Museum Series Will Feature Music for Clarinet and Piano 2017-Nov-9

Patricia Crispino
We've been doing A Little Lunch Music at the Jule Collins Smith Museum of Fine Art for about 10 years, now (I coordinate the series, btw), and sadly I can count on only one hand the number of clarinet performances we've had. I would guess there are a myriad of reasons that concert clarinet music, as pure and beautiful as it is, is less popular than others. It hasn't really had the virtuoso personalities to make it mainstream or even really mainstream adjacent, which is the closest any classical music ever really gets. I've heard of Richard Stoltzman, but I haven't really listened to him on purpose. It could be that jazz sort of co-opted the instrument for its own purposes, and it hasn't been able to make its way back since being replaced by the younger, more voluptuous saxophone.

I own the CD Breakthrough, for me a foundational listening experience, by Eddie Daniels where he plays these wonderful arrangements of classical music woven with jazz. Then I have a download of Amici Ensemble's CD of Max Bruch's 8 Pieces, Op. 83 and Vincent D'Indy's Trio for Clarinet, Cello and Piano. It features Joaquin Valdepeñas on clarinet. I've spend a lot of time with that one, arranging the Bruch for saxophones. And I think the only other one I have is a CD I purchased in the last ten or fifteen years of the Kronos Quartet playing with clarinetist David Krakauer. They're doing one piece, Osvaldo Golijov's The Dreams and Prayers of Isaac the Blind, which is also the name of the CD.

Coincidentally, when I was interviewing Tallahassee clarinetist Patricia Crispino for my article on her upcoming performance at the museum (A Little Lunch Music, 11/9/2017: Series Featuring Duo Music for Clarinet and Piano), she mentioned that her doctoral treatise was on the Golijov piece and the Kronos/Krakauer recording. Her work focused on how Judaism was portrayed and how it was all related to klezmer music, which she aspires to being able to play someday. Incidentally, here is a link to her doctoral treatise: http://fsu.digital.flvc.org/islandora/object/fsu%3A253223.

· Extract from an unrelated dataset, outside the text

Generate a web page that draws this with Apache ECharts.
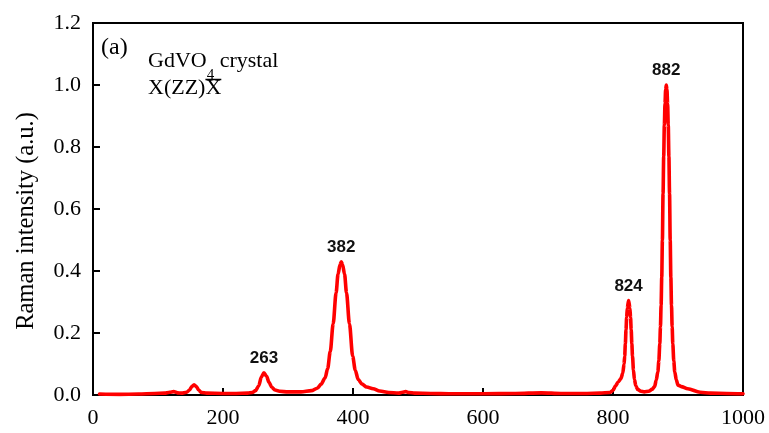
<!DOCTYPE html>
<html>
<head>
<meta charset="utf-8">
<script src="https://cdn.jsdelivr.net/npm/echarts@6/dist/echarts.min.js"></script>
<style>
  html, body { margin: 0; padding: 0; background: #fff; }
  #chart { width: 769px; height: 433px; }
</style>
</head>
<body>
<div id="chart"></div>
<script>
// Raman spectrum of a GdVO4 crystal, X(ZZ)X-bar geometry
const wavenumber = [
  10, 40, 70, 95, 110, 118, 124, 130, 136, 144, 148.5, 152, 155.5, 159, 162.5, 167, 175,
  200, 220, 238, 245, 250, 255, 259, 263, 267, 271, 275, 280, 287, 300,
  320, 336, 345, 351, 357, 361, 365, 369.5, 374, 377, 380, 382, 384, 387, 390, 394.5,
  399.5, 403.5, 408, 414, 421, 431, 441, 455, 470, 476, 481, 486, 495, 520, 550, 600, 650,
  690, 720, 760, 780, 795, 800, 804, 808, 812, 815, 817, 818, 819, 820, 821, 822, 824,
  826, 827, 828, 829, 830, 831.5, 833, 835, 838, 843, 848, 855, 860, 864, 866.5, 869,
  870.5, 872, 873, 874, 875, 876, 877, 878, 879, 880, 881, 882, 883, 884, 885, 886, 887,
  888, 889, 890, 891, 892, 893.5, 895, 897.5, 900, 905, 915, 934, 950, 975, 1000
];
const intensity = [
  0.003, 0.002, 0.003, 0.005, 0.006, 0.009, 0.011, 0.007, 0.006, 0.009, 0.016, 0.027, 0.033, 0.027, 0.016, 0.008, 0.006,
  0.005, 0.005, 0.006, 0.008, 0.014, 0.030, 0.058, 0.072, 0.060, 0.040, 0.025, 0.016, 0.012, 0.010,
  0.010, 0.014, 0.022, 0.035, 0.055, 0.085, 0.140, 0.230, 0.330, 0.390, 0.420, 0.430, 0.420, 0.390, 0.330, 0.230,
  0.125, 0.080, 0.050, 0.035, 0.026, 0.020, 0.013, 0.008, 0.006, 0.009, 0.011, 0.008, 0.006, 0.005, 0.004, 0.004, 0.005,
  0.007, 0.005, 0.005, 0.006, 0.008, 0.015, 0.030, 0.042, 0.052, 0.070, 0.100, 0.125, 0.165, 0.210, 0.250, 0.280, 0.305,
  0.280, 0.250, 0.210, 0.165, 0.125, 0.080, 0.050, 0.030, 0.018, 0.012, 0.010, 0.012, 0.018, 0.027, 0.048, 0.075,
  0.110, 0.165, 0.220, 0.290, 0.380, 0.500, 0.650, 0.770, 0.870, 0.940, 0.985, 1.000, 0.985, 0.940, 0.870, 0.770, 0.650,
  0.500, 0.380, 0.290, 0.220, 0.165, 0.110, 0.075, 0.048, 0.032, 0.027, 0.020, 0.009, 0.006, 0.005, 0.004
];
// Labelled Raman modes (cm-1)
const peakLabels = [263, 382, 824, 882];
// Axis tick labels
const xTickLabels = ['0', '200', '400', '600', '800', '1000'];
const yTickLabels = ['0.0', '0.2', '0.4', '0.6', '0.8', '1.0', '1.2'];

const SERIF = '"Liberation Serif", "Times New Roman", serif';
const SANS = '"Liberation Sans", Arial, sans-serif';

const spectrum = wavenumber.map((w, i) => [w, intensity[i]]);
const modeMarks = peakLabels.map(w => ({
  name: String(w),
  coord: [w, intensity[wavenumber.indexOf(w)]]
}));

// text measuring for the inline annotation (subscript and overbar placement)
const measureCtx = document.createElement('canvas').getContext('2d');
function textWidth(str, font) {
  measureCtx.font = font;
  return measureCtx.measureText(str).width;
}
const mainFont = '22px ' + SERIF;
const subFont = '15px ' + SERIF;
const noteX = 148;
const wGdVO = textWidth('GdVO', mainFont);
const wSub = textWidth('4', subFont);
const wPrefix = textWidth('X(ZZ)', mainFont);
const wX = textWidth('X', mainFont);

const chart = echarts.init(document.getElementById('chart'), null, { renderer: 'canvas' });

chart.setOption({
  animation: false,
  backgroundColor: '#fff',
  grid: {
    left: 93, right: 26, top: 23, bottom: 38,
    show: true, borderColor: '#000', borderWidth: 2, backgroundColor: 'transparent'
  },
  xAxis: {
    type: 'value', min: 0, max: 1000, interval: 200,
    axisLine: { show: true, lineStyle: { color: '#000', width: 2 } },
    axisTick: { show: true, inside: true, length: 7, lineStyle: { color: '#000', width: 2 } },
    axisLabel: {
      color: '#000', fontFamily: SERIF, fontSize: 22, margin: 12,
      formatter: v => xTickLabels[Math.round(v / 200)]
    },
    splitLine: { show: false }
  },
  yAxis: {
    type: 'value', min: 0, max: 1.2, interval: 0.2,
    name: 'Raman intensity (a.u.)', nameLocation: 'middle', nameGap: 54,
    nameTextStyle: { color: '#000', fontFamily: SERIF, fontSize: 24.5, padding: [0, 24, 0, 0] },
    axisLine: { show: true, lineStyle: { color: '#000', width: 2 } },
    axisTick: { show: true, inside: true, length: 7, lineStyle: { color: '#000', width: 2 } },
    axisLabel: {
      color: '#000', fontFamily: SERIF, fontSize: 22, margin: 12,
      formatter: v => yTickLabels[Math.round(v / 0.2)]
    },
    splitLine: { show: false }
  },
  series: [{
    type: 'line',
    data: spectrum,
    showSymbol: false,
    smooth: 0.3,
    smoothMonotone: 'x',
    lineStyle: { color: '#ff0000', width: 3.6, cap: 'round', join: 'round' },
    markPoint: {
      symbol: 'circle',
      symbolSize: 0,
      data: modeMarks,
      label: {
        show: true, position: 'top', distance: 6, formatter: '{b}',
        fontFamily: SANS, fontWeight: 'bold', fontSize: 17, color: '#111'
      }
    }
  }],
  graphic: [
    {
      type: 'text', x: 101, y: 48,
      style: { text: '(a)', font: '24px ' + SERIF, fill: '#000', verticalAlign: 'middle' }
    },
    {
      type: 'text', x: noteX, y: 61,
      style: { text: 'GdVO', font: mainFont, fill: '#000', verticalAlign: 'middle' }
    },
    {
      type: 'text', x: noteX + wGdVO, y: 75,
      style: { text: '4', font: subFont, fill: '#000', verticalAlign: 'middle' }
    },
    {
      type: 'text', x: noteX + wGdVO + wSub, y: 61,
      style: { text: ' crystal', font: mainFont, fill: '#000', verticalAlign: 'middle' }
    },
    {
      type: 'text', x: noteX, y: 88,
      style: { text: 'X(ZZ)X', font: mainFont, fill: '#000', verticalAlign: 'middle' }
    },
    {
      type: 'line',
      shape: { x1: noteX + wPrefix, y1: 79.5, x2: noteX + wPrefix + wX, y2: 79.5 },
      style: { stroke: '#000', lineWidth: 1.5 }
    }
  ]
});
</script>
</body>
</html>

I'm excited to have a new performer with a rare sound and some new pieces in the Grand Gallery. She won't be playing Golijov or trying out any klezmer tunes, and she decided to cut the Debussy that we had such a deep conversation about during the interview, but we'll hear Milhaud, Bergmüller, Muczynski, and Poulenc, and that's just fine. Patricia's friend Beibei Lin from Columbus is collaborating on piano, and she's amazing. Come over and hear. It's free, and the music will be beautiful.